■ **WORK TO BE COMPLETED**: Return each line that holds the word "seaborn".
— start of DATASET EXTRACT —
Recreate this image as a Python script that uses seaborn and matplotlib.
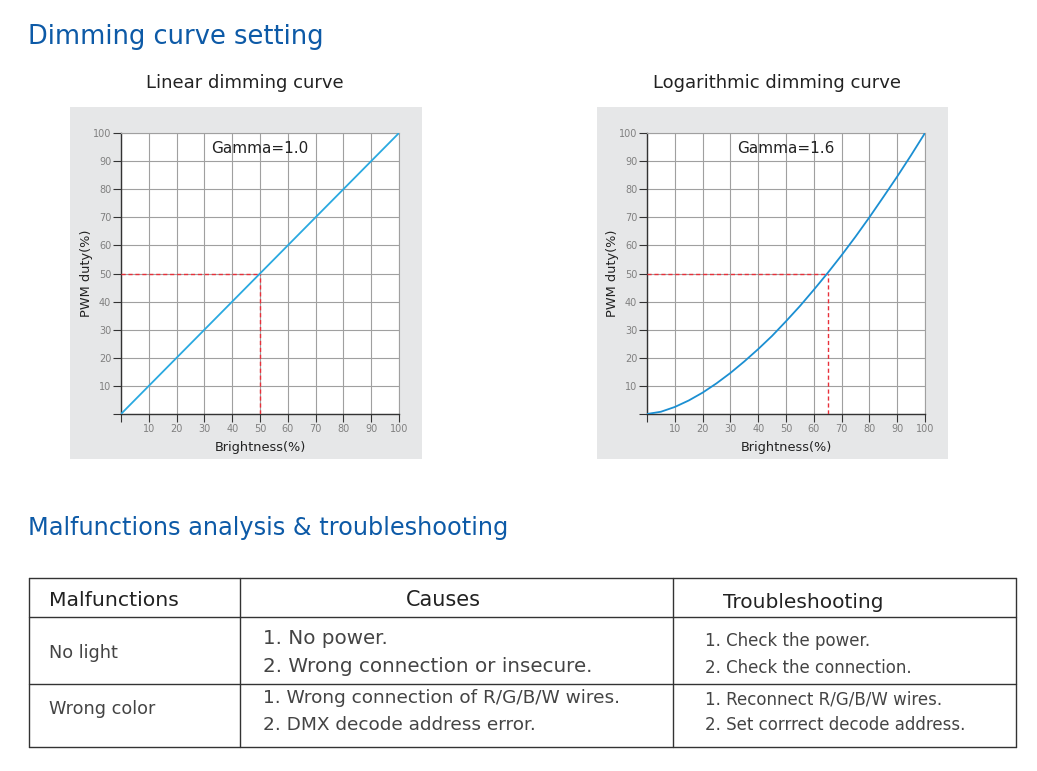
import numpy as np
import pandas as pd
import matplotlib.pyplot as plt
import seaborn as sns
from matplotlib.patches import Rectangle

# brightness (%) and PWM duty (%)
brightness = [0, 5, 10, 15, 20, 25, 30, 35, 40, 45, 50, 55, 60, 65, 70, 75, 80, 85, 90, 95, 100]
linear_duty = [0, 5, 10, 15, 20, 25, 30, 35, 40, 45, 50, 55, 60, 65, 70, 75, 80, 85, 90, 95, 100]
log_duty = [0, 0.8, 2.5, 4.8, 7.6, 10.9, 14.6, 18.7, 23.1, 27.8, 33.0, 38.4,
            44.2, 50.2, 56.5, 63.1, 70.0, 77.2, 84.5, 92.1, 100]
ticks = [0, 10, 20, 30, 40, 50, 60, 70, 80, 90, 100]
tick_labels = [''] + [str(t) for t in ticks[1:]]

charts = [
    {'title': 'Linear dimming curve', 'gamma': 'Gamma=1.0', 'y': linear_duty, 'tx': 245,
     'mark': 50, 'color': '#2aa9e0', 'box': (70, 107, 352, 352), 'ax': (121, 133, 278, 281)},
    {'title': 'Logarithmic dimming curve', 'gamma': 'Gamma=1.6', 'y': log_duty, 'tx': 777,
     'mark': 65, 'color': '#1b8fd2', 'box': (597, 107, 351, 352), 'ax': (647, 133, 278, 281)},
]

table_header = ['Malfunctions', 'Causes', 'Troubleshooting']
malfunctions = ['No light', 'Wrong color']
causes = [['1. No power.', '2. Wrong connection or insecure.'],
          ['1. Wrong connection of R/G/B/W wires.', '2. DMX decode address error.']]
fixes = [['1. Check the power.', '2. Check the connection.'],
         ['1. Reconnect R/G/B/W wires.', '2. Set corrrect decode address.']]

sns.set_theme(style="white")
plt.rcParams['font.family'] = ['DejaVu Sans']

W, H = 1037, 771
fig = plt.figure(figsize=(W / 100, H / 100), dpi=100)
bg = fig.add_axes([0, 0, 1, 1])
bg.set_xlim(0, W)
bg.set_ylim(H, 0)
bg.axis('off')

title_blue = '#0d5aa7'
bg.text(28, 37, 'Dimming curve setting', fontsize=18.5, color=title_blue, va='center')
bg.text(28, 528, 'Malfunctions analysis & troubleshooting', fontsize=17.3, color=title_blue, va='center')

for cfg in charts:
    bx, by, bw, bh = cfg['box']
    bg.add_patch(Rectangle((bx, by), bw, bh, facecolor='#e6e7e8', edgecolor='none'))
    ax_l, ax_t, ax_w, ax_h = cfg['ax']
    bg.text(cfg['tx'], 83, cfg['title'], fontsize=13, color='#222222',
            ha='center', va='center')

    ax = fig.add_axes([ax_l / W, (H - ax_t - ax_h) / H, ax_w / W, ax_h / H])
    ax.set_facecolor('white')
    df = pd.DataFrame({'Brightness': brightness, 'Duty': cfg['y']})
    sns.lineplot(data=df, x='Brightness', y='Duty', ax=ax, color=cfg['color'], lw=1.3, zorder=4)
    m = cfg['mark']
    ax.plot([0, m], [50, 50], color='#e8303a', lw=1, ls=(0, (3, 2)), zorder=3)
    ax.plot([m, m], [0, 50], color='#e8303a', lw=1, ls=(0, (3, 2)), zorder=3)
    ax.text(50, 94.5, cfg['gamma'], fontsize=11, color='#222222', ha='center', va='center', zorder=5)

    ax.set_xlim(0, 100)
    ax.set_ylim(0, 100)
    ax.set_xticks(ticks)
    ax.set_yticks(ticks)
    ax.set_xticklabels(tick_labels)
    ax.set_yticklabels(tick_labels)
    ax.grid(True, color='#a0a0a0', lw=0.8)
    ax.tick_params(axis='both', direction='out', length=6, width=0.8, color='#333333',
                   labelsize=7, labelcolor='#808080', pad=1, left=True, bottom=True)
    for s in ['top', 'right']:
        ax.spines[s].set_color('#a0a0a0')
        ax.spines[s].set_linewidth(0.8)
    for s in ['left', 'bottom']:
        ax.spines[s].set_color('#333333')
        ax.spines[s].set_linewidth(1)
    ax.set_xlabel('Brightness(%)', fontsize=9.3, color='#222222', labelpad=5)
    ax.set_ylabel('PWM duty(%)', fontsize=9.3, color='#222222', labelpad=0)

# troubleshooting table
tl, tr = 29, 1016
rows_y = [578, 617, 684, 747]
cols_x = [240, 673]
for y in rows_y:
    bg.plot([tl, tr], [y, y], color='#333333', lw=1)
for x in [tl, tr] + cols_x:
    bg.plot([x, x], [rows_y[0], rows_y[-1]], color='#333333', lw=1)

bg.text(49, 601, table_header[0], fontsize=14.7, color='#222222', va='center')
bg.text(443, 600, table_header[1], fontsize=15, color='#222222', va='center', ha='center')
bg.text(723, 602, table_header[2], fontsize=14.5, color='#222222', va='center')

txt = '#444444'
row_mid = [653, 709]
cause_y = [[638, 666], [698, 725]]
fix_y = [[641, 668], [699, 725]]
for i in range(2):
    bg.text(49, row_mid[i], malfunctions[i], fontsize=12.7, color=txt, va='center')
    for j in range(2):
        bg.text(263, cause_y[i][j], causes[i][j], fontsize=14.3 if i == 0 else 13.3,
                color=txt, va='center')
        bg.text(705, fix_y[i][j], fixes[i][j], fontsize=12, color=txt, va='center')

fig.savefig('out.png', dpi=100)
— end of DATASET EXTRACT —
■ **THE RESULT**:
Recreate this image as a Python script that uses seaborn and matplotlib.
import seaborn as sns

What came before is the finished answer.